Written problem:
Write the listing out again, all of it, word for word.
───── Source material ─────
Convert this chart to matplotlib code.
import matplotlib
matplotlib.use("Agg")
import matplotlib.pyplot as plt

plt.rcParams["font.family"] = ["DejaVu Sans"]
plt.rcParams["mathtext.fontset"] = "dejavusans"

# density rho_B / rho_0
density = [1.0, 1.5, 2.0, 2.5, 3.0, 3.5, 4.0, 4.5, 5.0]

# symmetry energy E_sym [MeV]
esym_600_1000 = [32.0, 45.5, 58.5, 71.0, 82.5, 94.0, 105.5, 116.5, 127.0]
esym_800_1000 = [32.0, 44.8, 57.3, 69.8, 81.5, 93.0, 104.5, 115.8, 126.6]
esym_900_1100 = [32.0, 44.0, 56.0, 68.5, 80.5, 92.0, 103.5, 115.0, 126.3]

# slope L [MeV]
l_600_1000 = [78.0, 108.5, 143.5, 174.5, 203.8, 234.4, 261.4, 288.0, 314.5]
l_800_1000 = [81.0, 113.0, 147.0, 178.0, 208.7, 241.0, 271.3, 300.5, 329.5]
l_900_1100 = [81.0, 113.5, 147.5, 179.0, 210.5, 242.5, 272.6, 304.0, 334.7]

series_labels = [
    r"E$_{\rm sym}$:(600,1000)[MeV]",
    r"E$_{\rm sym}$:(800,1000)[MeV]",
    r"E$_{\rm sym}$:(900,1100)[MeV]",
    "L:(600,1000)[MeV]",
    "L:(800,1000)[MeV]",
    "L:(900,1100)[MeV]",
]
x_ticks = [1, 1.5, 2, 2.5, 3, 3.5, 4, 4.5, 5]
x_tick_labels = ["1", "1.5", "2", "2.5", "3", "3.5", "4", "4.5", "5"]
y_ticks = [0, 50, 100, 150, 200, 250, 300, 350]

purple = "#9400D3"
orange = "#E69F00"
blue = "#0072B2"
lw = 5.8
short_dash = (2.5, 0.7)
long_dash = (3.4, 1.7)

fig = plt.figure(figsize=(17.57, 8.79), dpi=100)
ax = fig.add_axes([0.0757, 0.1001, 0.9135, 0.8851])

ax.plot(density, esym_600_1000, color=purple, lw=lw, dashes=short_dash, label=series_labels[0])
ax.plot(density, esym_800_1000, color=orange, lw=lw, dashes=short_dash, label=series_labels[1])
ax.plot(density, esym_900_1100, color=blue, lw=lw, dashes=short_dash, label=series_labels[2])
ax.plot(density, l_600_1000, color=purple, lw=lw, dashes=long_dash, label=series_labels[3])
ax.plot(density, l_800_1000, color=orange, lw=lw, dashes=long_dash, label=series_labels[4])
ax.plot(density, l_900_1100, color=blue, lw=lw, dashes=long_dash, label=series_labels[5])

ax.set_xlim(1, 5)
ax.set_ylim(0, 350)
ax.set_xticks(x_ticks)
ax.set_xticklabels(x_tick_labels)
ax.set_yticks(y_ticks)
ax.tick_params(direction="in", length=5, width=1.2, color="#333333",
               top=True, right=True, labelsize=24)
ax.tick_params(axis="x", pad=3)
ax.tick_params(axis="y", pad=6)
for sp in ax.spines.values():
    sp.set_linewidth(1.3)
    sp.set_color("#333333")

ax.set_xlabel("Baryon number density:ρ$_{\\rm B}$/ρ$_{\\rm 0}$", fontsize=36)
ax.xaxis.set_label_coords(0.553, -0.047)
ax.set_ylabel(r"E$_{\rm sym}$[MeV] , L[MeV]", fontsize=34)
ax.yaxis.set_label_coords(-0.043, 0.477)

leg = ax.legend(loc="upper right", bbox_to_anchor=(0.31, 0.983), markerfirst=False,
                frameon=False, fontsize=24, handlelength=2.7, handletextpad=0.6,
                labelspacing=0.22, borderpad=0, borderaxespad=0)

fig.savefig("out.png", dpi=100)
─────
Result for this task:
Convert this chart to matplotlib code.
import matplotlib
matplotlib.use("Agg")
import matplotlib.pyplot as plt

plt.rcParams["font.family"] = ["DejaVu Sans"]
plt.rcParams["mathtext.fontset"] = "dejavusans"

# density rho_B / rho_0
density = [1.0, 1.5, 2.0, 2.5, 3.0, 3.5, 4.0, 4.5, 5.0]

# symmetry energy E_sym [MeV]
esym_600_1000 = [32.0, 45.5, 58.5, 71.0, 82.5, 94.0, 105.5, 116.5, 127.0]
esym_800_1000 = [32.0, 44.8, 57.3, 69.8, 81.5, 93.0, 104.5, 115.8, 126.6]
esym_900_1100 = [32.0, 44.0, 56.0, 68.5, 80.5, 92.0, 103.5, 115.0, 126.3]

# slope L [MeV]
l_600_1000 = [78.0, 108.5, 143.5, 174.5, 203.8, 234.4, 261.4, 288.0, 314.5]
l_800_1000 = [81.0, 113.0, 147.0, 178.0, 208.7, 241.0, 271.3, 300.5, 329.5]
l_900_1100 = [81.0, 113.5, 147.5, 179.0, 210.5, 242.5, 272.6, 304.0, 334.7]

series_labels = [
    r"E$_{\rm sym}$:(600,1000)[MeV]",
    r"E$_{\rm sym}$:(800,1000)[MeV]",
    r"E$_{\rm sym}$:(900,1100)[MeV]",
    "L:(600,1000)[MeV]",
    "L:(800,1000)[MeV]",
    "L:(900,1100)[MeV]",
]
x_ticks = [1, 1.5, 2, 2.5, 3, 3.5, 4, 4.5, 5]
x_tick_labels = ["1", "1.5", "2", "2.5", "3", "3.5", "4", "4.5", "5"]
y_ticks = [0, 50, 100, 150, 200, 250, 300, 350]

purple = "#9400D3"
orange = "#E69F00"
blue = "#0072B2"
lw = 5.8
short_dash = (2.5, 0.7)
long_dash = (3.4, 1.7)

fig = plt.figure(figsize=(17.57, 8.79), dpi=100)
ax = fig.add_axes([0.0757, 0.1001, 0.9135, 0.8851])

ax.plot(density, esym_600_1000, color=purple, lw=lw, dashes=short_dash, label=series_labels[0])
ax.plot(density, esym_800_1000, color=orange, lw=lw, dashes=short_dash, label=series_labels[1])
ax.plot(density, esym_900_1100, color=blue, lw=lw, dashes=short_dash, label=series_labels[2])
ax.plot(density, l_600_1000, color=purple, lw=lw, dashes=long_dash, label=series_labels[3])
ax.plot(density, l_800_1000, color=orange, lw=lw, dashes=long_dash, label=series_labels[4])
ax.plot(density, l_900_1100, color=blue, lw=lw, dashes=long_dash, label=series_labels[5])

ax.set_xlim(1, 5)
ax.set_ylim(0, 350)
ax.set_xticks(x_ticks)
ax.set_xticklabels(x_tick_labels)
ax.set_yticks(y_ticks)
ax.tick_params(direction="in", length=5, width=1.2, color="#333333",
               top=True, right=True, labelsize=24)
ax.tick_params(axis="x", pad=3)
ax.tick_params(axis="y", pad=6)
for sp in ax.spines.values():
    sp.set_linewidth(1.3)
    sp.set_color("#333333")

ax.set_xlabel("Baryon number density:ρ$_{\\rm B}$/ρ$_{\\rm 0}$", fontsize=36)
ax.xaxis.set_label_coords(0.553, -0.047)
ax.set_ylabel(r"E$_{\rm sym}$[MeV] , L[MeV]", fontsize=34)
ax.yaxis.set_label_coords(-0.043, 0.477)

leg = ax.legend(loc="upper right", bbox_to_anchor=(0.31, 0.983), markerfirst=False,
                frameon=False, fontsize=24, handlelength=2.7, handletextpad=0.6,
                labelspacing=0.22, borderpad=0, borderaxespad=0)

fig.savefig("out.png", dpi=100)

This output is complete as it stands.